On the return trips to England in 1799 and 1801, Horsburgh became acquainted with the London scientific community including Sir Joseph Banks, the astronomer Nevil Maskelyne, and Henry Cavendish. Horsburgh kept barometric records for Cavendish during his voyages from 1802 to 1804, which elucidated the diurnal variation in the open sea between 26°N and 26°S. It was these measurements and his high society contacts that assured Horsburgh nomination and approval as a Fellow of the Royal Society upon his retirement from the sea in 1806.

Horsburgh continued to publish on nautical navigation. In 1806, he released Memoirs Comprising the Navigation to and from China. Next, in 1809 and 1811, Horsburgh finalized Directions for Sailing to and from the East Indies, China, New Holland, Cape of Good Hope, and the interjacent Ports, compiled chiefly from original Journals and Observations made during 21 years' experience in navigating those Seas, also known as the India Directory. These publications made Horsburgh a likely candidate for the position of hydrographer to the EIC, a post he gained in 1810. While serving as hydrographer he revised the Directory, with subsequent editions in 1816-7, 1826-7, and 1836. He also oversaw the compilation and publication of the EIC’s Atlas of India in 1827.

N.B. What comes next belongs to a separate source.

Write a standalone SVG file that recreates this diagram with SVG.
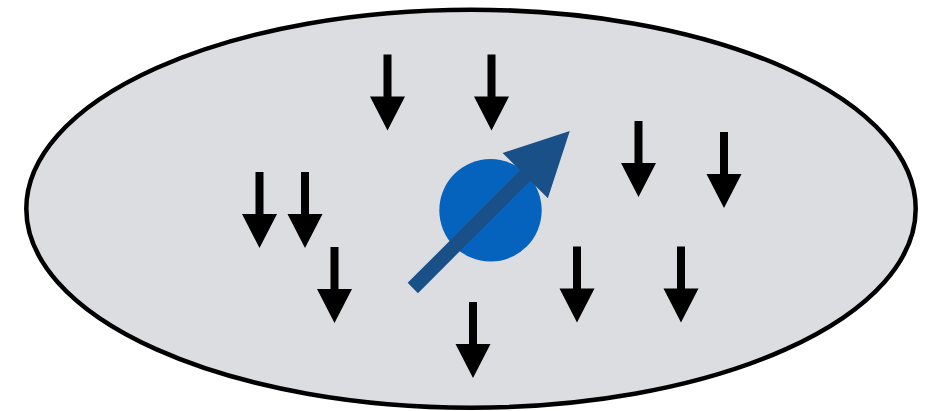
<svg xmlns="http://www.w3.org/2000/svg" xmlns:xlink="http://www.w3.org/1999/xlink" width="936" height="411" viewBox="0 0 936 411">
<style>
.field{fill:#dcdde0;stroke:#000;stroke-width:4.5}
.down{fill:#000}
.core{fill:#0563be}
.spin{fill:#1a5088}
</style>
<defs>
<path id="dn" class="down" d="M-4,0 H4 V42 H17.5 L0,76 L-17.5,42 H-4 Z"/>
</defs>
<g id="field"><ellipse class="field" cx="471" cy="208.7" rx="444.7" ry="199"/></g>
<g id="down-arrows">
<use xlink:href="#dn" transform="translate(387.5,54.5)"/>
<use xlink:href="#dn" transform="translate(491.5,54.5)"/>
<use xlink:href="#dn" transform="translate(638.5,121)"/>
<use xlink:href="#dn" transform="translate(724,132)"/>
<use xlink:href="#dn" transform="translate(259.5,172)"/>
<use xlink:href="#dn" transform="translate(305,172)"/>
<use xlink:href="#dn" transform="translate(334.5,247)"/>
<use xlink:href="#dn" transform="translate(577,246.5)"/>
<use xlink:href="#dn" transform="translate(681,246.5)"/>
<use xlink:href="#dn" transform="translate(473,302)"/>
</g>
<g id="particle">
<circle class="core" cx="490.5" cy="210.3" r="51.2"/>
<path class="spin" transform="translate(412.8,288) rotate(-45)" d="M0,-7.25 H159 V-32 L222,0 L159,32 V7.25 H0 Z"/>
</g>
</svg>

Horsburgh died in 1836. However, his legacy lived on. Friends and admirers in Canton raised a memorial subscription and erected the Horsburgh Lighthouse on Pedro Branca in the Strait of Singapore.  With the permission of his children, the Admiralty took up the Directory and released editions in 1841, 1852, 1855, and 1864. After his death and with the demise of the EIC, his charts passed to the Admiralty Hydrographic Office, who reissued them.